DATA LINES
──────────────────────────────

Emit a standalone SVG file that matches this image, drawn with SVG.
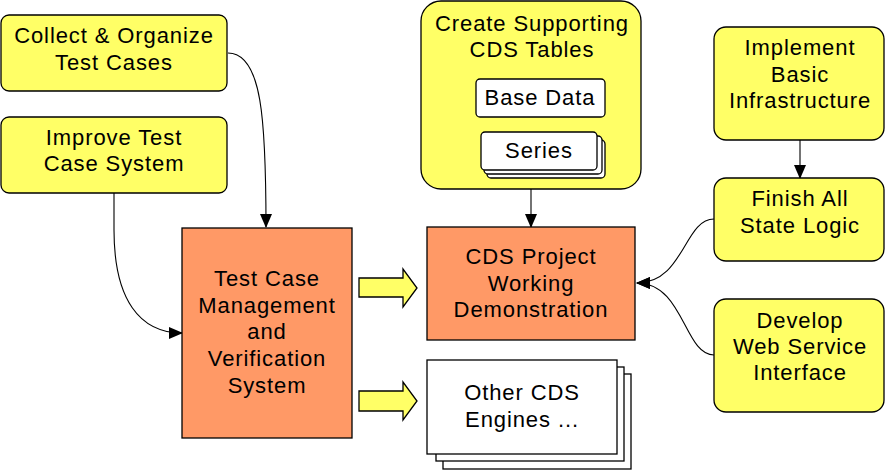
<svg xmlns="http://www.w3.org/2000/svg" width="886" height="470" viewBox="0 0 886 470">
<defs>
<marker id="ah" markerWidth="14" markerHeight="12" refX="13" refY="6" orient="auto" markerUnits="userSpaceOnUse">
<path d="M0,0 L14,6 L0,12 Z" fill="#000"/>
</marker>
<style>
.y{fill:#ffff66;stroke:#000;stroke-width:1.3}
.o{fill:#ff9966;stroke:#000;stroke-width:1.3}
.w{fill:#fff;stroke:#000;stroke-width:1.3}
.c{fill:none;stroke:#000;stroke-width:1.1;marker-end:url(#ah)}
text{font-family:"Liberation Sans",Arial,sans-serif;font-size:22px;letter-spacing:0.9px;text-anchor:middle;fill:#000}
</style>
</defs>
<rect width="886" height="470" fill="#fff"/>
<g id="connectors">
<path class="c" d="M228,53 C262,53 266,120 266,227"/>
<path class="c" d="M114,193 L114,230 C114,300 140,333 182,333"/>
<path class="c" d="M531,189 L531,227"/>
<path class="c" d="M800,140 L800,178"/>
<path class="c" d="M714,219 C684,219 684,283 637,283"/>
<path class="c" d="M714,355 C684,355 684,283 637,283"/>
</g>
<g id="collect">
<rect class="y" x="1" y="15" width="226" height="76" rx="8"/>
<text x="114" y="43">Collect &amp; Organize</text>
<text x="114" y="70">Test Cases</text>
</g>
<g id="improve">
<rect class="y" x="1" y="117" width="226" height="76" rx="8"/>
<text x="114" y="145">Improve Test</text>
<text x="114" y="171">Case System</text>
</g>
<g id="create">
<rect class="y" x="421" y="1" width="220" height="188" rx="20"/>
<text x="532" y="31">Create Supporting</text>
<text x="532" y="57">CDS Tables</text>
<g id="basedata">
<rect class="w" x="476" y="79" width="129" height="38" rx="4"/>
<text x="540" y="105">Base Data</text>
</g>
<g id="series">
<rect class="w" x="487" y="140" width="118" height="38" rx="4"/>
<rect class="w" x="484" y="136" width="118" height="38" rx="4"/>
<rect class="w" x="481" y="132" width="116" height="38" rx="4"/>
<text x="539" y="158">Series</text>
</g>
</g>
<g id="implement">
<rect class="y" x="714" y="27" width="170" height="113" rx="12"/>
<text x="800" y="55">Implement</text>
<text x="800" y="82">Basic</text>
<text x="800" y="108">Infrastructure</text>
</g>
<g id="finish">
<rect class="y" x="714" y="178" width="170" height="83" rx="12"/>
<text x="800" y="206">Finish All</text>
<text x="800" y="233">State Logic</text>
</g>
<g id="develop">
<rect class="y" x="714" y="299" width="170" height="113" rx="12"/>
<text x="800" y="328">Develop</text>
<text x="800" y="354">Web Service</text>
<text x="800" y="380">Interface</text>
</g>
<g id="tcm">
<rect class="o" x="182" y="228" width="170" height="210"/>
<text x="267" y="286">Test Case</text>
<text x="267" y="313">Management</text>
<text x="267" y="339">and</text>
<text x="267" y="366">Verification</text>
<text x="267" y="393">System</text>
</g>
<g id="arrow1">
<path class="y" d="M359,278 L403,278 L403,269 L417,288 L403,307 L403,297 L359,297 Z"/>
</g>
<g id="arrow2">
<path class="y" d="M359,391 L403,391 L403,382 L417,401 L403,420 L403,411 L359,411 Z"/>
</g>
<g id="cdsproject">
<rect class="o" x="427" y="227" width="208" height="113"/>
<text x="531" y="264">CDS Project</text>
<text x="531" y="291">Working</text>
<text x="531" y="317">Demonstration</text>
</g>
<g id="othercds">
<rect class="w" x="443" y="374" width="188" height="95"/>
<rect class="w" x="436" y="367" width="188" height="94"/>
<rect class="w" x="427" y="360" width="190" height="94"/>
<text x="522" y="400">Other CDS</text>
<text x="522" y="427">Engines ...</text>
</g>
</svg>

──────────────────────────────

TASK TO CARRY OUT
In your copy of the listing above, reproduce each line exactly and omit all pictures.

TASK SOLUTION
Emit a standalone SVG file that matches this image, drawn with SVG.
<svg xmlns="http://www.w3.org/2000/svg" width="886" height="470" viewBox="0 0 886 470">
<defs>
<marker id="ah" markerWidth="14" markerHeight="12" refX="13" refY="6" orient="auto" markerUnits="userSpaceOnUse">
<path d="M0,0 L14,6 L0,12 Z" fill="#000"/>
</marker>
<style>
.y{fill:#ffff66;stroke:#000;stroke-width:1.3}
.o{fill:#ff9966;stroke:#000;stroke-width:1.3}
.w{fill:#fff;stroke:#000;stroke-width:1.3}
.c{fill:none;stroke:#000;stroke-width:1.1;marker-end:url(#ah)}
text{font-family:"Liberation Sans",Arial,sans-serif;font-size:22px;letter-spacing:0.9px;text-anchor:middle;fill:#000}
</style>
</defs>
<rect width="886" height="470" fill="#fff"/>
<g id="connectors">
<path class="c" d="M228,53 C262,53 266,120 266,227"/>
<path class="c" d="M114,193 L114,230 C114,300 140,333 182,333"/>
<path class="c" d="M531,189 L531,227"/>
<path class="c" d="M800,140 L800,178"/>
<path class="c" d="M714,219 C684,219 684,283 637,283"/>
<path class="c" d="M714,355 C684,355 684,283 637,283"/>
</g>
<g id="collect">
<rect class="y" x="1" y="15" width="226" height="76" rx="8"/>
<text x="114" y="43">Collect &amp; Organize</text>
<text x="114" y="70">Test Cases</text>
</g>
<g id="improve">
<rect class="y" x="1" y="117" width="226" height="76" rx="8"/>
<text x="114" y="145">Improve Test</text>
<text x="114" y="171">Case System</text>
</g>
<g id="create">
<rect class="y" x="421" y="1" width="220" height="188" rx="20"/>
<text x="532" y="31">Create Supporting</text>
<text x="532" y="57">CDS Tables</text>
<g id="basedata">
<rect class="w" x="476" y="79" width="129" height="38" rx="4"/>
<text x="540" y="105">Base Data</text>
</g>
<g id="series">
<rect class="w" x="487" y="140" width="118" height="38" rx="4"/>
<rect class="w" x="484" y="136" width="118" height="38" rx="4"/>
<rect class="w" x="481" y="132" width="116" height="38" rx="4"/>
<text x="539" y="158">Series</text>
</g>
</g>
<g id="implement">
<rect class="y" x="714" y="27" width="170" height="113" rx="12"/>
<text x="800" y="55">Implement</text>
<text x="800" y="82">Basic</text>
<text x="800" y="108">Infrastructure</text>
</g>
<g id="finish">
<rect class="y" x="714" y="178" width="170" height="83" rx="12"/>
<text x="800" y="206">Finish All</text>
<text x="800" y="233">State Logic</text>
</g>
<g id="develop">
<rect class="y" x="714" y="299" width="170" height="113" rx="12"/>
<text x="800" y="328">Develop</text>
<text x="800" y="354">Web Service</text>
<text x="800" y="380">Interface</text>
</g>
<g id="tcm">
<rect class="o" x="182" y="228" width="170" height="210"/>
<text x="267" y="286">Test Case</text>
<text x="267" y="313">Management</text>
<text x="267" y="339">and</text>
<text x="267" y="366">Verification</text>
<text x="267" y="393">System</text>
</g>
<g id="arrow1">
<path class="y" d="M359,278 L403,278 L403,269 L417,288 L403,307 L403,297 L359,297 Z"/>
</g>
<g id="arrow2">
<path class="y" d="M359,391 L403,391 L403,382 L417,401 L403,420 L403,411 L359,411 Z"/>
</g>
<g id="cdsproject">
<rect class="o" x="427" y="227" width="208" height="113"/>
<text x="531" y="264">CDS Project</text>
<text x="531" y="291">Working</text>
<text x="531" y="317">Demonstration</text>
</g>
<g id="othercds">
<rect class="w" x="443" y="374" width="188" height="95"/>
<rect class="w" x="436" y="367" width="188" height="94"/>
<rect class="w" x="427" y="360" width="190" height="94"/>
<text x="522" y="400">Other CDS</text>
<text x="522" y="427">Engines ...</text>
</g>
</svg>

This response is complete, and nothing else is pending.